Before us is almost a glitzier, trashier cousin of the Royal Court’s set for The Prudes: two tiny cartons of popcorn sit at the foot of a pink, fluffy rug with a waterfall backdrop, and dotted around is a disco ball, a quartz lamp, some flowers (carnations? Dahlias?) in a vase. Softboxes flank the space. Above where she stands is a projected image: sometimes of that same pink rug, sometimes of pink anemones gently moving underwater, sometimes of the rug with an anemone overlay. If she steps forward, a close up of lips flash on screen, just for a second.
As the show progresses, Latowicki’s occasional robotic, crisp movements start to resemble something like a proto-sign language, underscoring certain recurring beats in what she says. But mainly she talks. She talks so quickly and relentlessly, in fact, that I don’t manage to transcribe anything substantial at all, but, even if I’d managed to, the feel for what she does with this speaking still wouldn’t carry over. It’s partly to do with the voice she uses as well as the speed, maybe consciously like Nick Kroll’s PubLIZity sketches, sort of furious in its blankness.
So from all of this talking we learn about her: about her tendency to arrive early, her training with crosswords to improve her memory and fend off Alzheimer’s, the way she dreams and sees and thinks about her late grandfather, the way she scrolls endlessly through her phone like the best of us do. She thinks of herself as an “inherently unlikeable person”. She refers to what she does as making “work”, rather than plays. She makes lists at us.
It perhaps sounds like something you might have seen before, but it feels a bit like being occasionally struck by lightning. From one angle Made in China’s show is an examination of the horrible effects of gendered anxiety.
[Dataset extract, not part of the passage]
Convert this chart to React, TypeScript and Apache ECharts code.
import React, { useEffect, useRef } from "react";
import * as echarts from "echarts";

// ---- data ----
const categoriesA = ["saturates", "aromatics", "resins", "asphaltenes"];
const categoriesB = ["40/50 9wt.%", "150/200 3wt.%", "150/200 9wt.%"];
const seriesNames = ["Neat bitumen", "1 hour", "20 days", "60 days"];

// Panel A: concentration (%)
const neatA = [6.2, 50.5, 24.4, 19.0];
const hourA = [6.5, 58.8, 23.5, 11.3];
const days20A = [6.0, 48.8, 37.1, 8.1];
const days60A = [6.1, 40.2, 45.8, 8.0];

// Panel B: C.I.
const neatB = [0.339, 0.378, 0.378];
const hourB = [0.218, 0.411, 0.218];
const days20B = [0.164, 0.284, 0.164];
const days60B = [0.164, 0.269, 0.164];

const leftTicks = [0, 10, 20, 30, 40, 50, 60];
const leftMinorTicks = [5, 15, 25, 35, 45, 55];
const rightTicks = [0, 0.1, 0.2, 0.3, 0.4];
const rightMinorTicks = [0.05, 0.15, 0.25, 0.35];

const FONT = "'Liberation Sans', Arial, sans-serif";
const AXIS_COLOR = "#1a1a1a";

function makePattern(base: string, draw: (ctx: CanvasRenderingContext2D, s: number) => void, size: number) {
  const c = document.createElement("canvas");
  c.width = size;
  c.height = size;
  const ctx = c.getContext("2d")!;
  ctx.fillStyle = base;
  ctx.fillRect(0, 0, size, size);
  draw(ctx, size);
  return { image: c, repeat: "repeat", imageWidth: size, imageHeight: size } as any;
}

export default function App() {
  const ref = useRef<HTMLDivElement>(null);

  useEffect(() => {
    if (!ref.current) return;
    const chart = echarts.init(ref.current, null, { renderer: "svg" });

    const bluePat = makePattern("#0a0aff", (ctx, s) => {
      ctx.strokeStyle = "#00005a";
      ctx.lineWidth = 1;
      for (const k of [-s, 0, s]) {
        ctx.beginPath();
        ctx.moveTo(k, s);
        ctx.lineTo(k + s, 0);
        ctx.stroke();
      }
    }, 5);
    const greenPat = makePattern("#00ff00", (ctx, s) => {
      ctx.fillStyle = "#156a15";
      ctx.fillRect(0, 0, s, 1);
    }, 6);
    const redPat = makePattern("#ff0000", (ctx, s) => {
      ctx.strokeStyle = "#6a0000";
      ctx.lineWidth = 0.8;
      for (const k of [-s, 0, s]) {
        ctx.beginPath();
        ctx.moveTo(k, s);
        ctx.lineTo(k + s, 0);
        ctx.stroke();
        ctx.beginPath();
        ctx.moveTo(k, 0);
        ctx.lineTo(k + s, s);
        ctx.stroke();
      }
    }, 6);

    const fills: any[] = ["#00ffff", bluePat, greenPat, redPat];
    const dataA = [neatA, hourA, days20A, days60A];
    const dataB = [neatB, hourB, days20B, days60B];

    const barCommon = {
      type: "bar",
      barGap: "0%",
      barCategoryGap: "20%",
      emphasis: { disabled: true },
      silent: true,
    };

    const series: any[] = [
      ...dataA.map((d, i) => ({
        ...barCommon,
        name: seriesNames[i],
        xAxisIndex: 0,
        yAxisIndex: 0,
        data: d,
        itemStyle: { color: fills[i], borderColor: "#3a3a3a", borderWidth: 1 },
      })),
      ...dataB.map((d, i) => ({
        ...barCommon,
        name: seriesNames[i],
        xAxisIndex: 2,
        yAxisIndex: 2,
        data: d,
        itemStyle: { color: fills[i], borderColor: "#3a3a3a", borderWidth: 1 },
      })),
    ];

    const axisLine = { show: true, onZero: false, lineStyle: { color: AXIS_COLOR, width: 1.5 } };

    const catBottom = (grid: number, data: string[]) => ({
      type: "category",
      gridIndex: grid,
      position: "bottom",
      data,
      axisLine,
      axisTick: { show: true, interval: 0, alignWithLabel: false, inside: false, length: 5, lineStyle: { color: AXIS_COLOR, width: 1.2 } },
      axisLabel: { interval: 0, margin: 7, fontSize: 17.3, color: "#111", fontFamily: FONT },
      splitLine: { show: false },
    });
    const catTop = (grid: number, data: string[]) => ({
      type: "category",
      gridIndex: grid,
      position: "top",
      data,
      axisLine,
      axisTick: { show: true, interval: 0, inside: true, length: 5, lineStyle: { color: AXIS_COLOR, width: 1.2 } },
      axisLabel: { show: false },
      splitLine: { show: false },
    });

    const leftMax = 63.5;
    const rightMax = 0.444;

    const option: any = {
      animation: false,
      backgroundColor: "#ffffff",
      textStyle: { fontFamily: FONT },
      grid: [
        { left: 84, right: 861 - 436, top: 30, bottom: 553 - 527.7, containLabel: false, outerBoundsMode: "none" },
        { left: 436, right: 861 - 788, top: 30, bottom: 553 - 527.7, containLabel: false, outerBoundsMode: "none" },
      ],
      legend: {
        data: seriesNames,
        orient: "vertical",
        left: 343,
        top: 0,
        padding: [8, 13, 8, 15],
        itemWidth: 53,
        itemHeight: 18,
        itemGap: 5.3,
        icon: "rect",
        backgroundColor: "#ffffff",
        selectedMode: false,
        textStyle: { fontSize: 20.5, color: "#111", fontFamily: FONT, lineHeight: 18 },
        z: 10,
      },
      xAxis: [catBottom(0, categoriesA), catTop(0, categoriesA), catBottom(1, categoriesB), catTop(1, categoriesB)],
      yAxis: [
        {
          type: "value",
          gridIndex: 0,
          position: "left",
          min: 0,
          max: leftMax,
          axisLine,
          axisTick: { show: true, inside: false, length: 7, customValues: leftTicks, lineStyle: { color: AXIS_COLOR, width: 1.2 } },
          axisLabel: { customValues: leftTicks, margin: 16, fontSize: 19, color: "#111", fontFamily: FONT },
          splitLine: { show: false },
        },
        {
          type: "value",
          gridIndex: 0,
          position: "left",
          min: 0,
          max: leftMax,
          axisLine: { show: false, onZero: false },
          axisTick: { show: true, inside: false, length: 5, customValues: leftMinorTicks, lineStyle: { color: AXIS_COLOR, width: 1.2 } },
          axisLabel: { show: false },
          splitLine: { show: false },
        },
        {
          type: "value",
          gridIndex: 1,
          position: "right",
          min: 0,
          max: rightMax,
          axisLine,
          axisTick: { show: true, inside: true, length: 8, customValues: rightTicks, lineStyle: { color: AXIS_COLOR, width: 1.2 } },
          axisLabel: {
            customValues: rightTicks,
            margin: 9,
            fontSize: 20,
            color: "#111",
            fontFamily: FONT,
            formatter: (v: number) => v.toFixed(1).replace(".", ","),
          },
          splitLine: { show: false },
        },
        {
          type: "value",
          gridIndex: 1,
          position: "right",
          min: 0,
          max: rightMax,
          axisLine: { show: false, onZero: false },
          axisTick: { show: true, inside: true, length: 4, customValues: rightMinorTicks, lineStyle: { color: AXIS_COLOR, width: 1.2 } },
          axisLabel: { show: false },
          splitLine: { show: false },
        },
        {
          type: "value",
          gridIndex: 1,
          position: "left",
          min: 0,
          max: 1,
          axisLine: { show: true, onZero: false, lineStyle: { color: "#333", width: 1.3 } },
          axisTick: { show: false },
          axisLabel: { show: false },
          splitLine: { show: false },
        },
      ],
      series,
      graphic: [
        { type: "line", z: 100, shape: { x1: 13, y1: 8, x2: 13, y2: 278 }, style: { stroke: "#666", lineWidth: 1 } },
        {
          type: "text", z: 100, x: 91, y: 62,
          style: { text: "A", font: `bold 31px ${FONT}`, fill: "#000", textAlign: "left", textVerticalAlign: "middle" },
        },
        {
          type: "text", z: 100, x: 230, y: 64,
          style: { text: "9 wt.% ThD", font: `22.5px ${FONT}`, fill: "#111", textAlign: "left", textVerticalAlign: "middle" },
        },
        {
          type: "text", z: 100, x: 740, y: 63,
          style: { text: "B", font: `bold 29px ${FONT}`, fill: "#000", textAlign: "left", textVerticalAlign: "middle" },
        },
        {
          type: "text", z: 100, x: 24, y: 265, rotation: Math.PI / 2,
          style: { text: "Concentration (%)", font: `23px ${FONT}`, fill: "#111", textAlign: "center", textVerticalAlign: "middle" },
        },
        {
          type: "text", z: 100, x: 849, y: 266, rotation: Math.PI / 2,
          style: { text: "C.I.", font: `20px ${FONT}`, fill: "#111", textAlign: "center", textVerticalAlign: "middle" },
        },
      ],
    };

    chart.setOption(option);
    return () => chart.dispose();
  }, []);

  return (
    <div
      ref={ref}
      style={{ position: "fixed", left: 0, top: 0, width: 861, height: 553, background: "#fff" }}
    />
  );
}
However, it doesn’t feel like a discredit to this layer to call Super Duper Close Up a spectacular portrayal of what just existing as a person is like: unending, unending and unending until ended.
Latowicki comes to sit with the front row of her audience and is filmed, as she continues to tell us what she thinks, and the image is projected live above the stage. She performs a skincare routine on one of these people she sits with and it’s this person’s image which is projected as Latowicki neatly attends. And then she dances to a French version of Robyn’s ‘Call Your Girlfriend’ and the camera operator (Valentina Formenti) ducks around her and we watch her and the footage of her at the same time, with some moves directly from Robyn. And we’re shown how easy it is to make a music video – something I think about a lot: isn’t there something quite insidious about the form of the music video, so seemingly contained and spontaneous and beautiful? – with the right kind of lighting, which this is, it all adds up to something completely choking to watch.
(An obligatory aside on audience participation: the show would shift a little depending on the perceived gender of whoever is brought up to be skincared upon, and I wonder if it’s mixed up night to night, or if a person appearing woman-enough to society is always selected, and how they make sure no allergies or deep aversions to being onstage are set off. But perhaps a friend is chosen every time. Meaning, incredibly, that I want to hear more of what Latowicki is thinking.)
It doesn’t matter how much the show’s character is or isn’t like Latowicki herself, or like us: the listening as well as all the looking, seeing, and watching we’re forced to do is formidable. Simply describing what happens doesn’t work for Super Duper Close Up, but neither does attempting to summarise it. I just wanted to stay in it.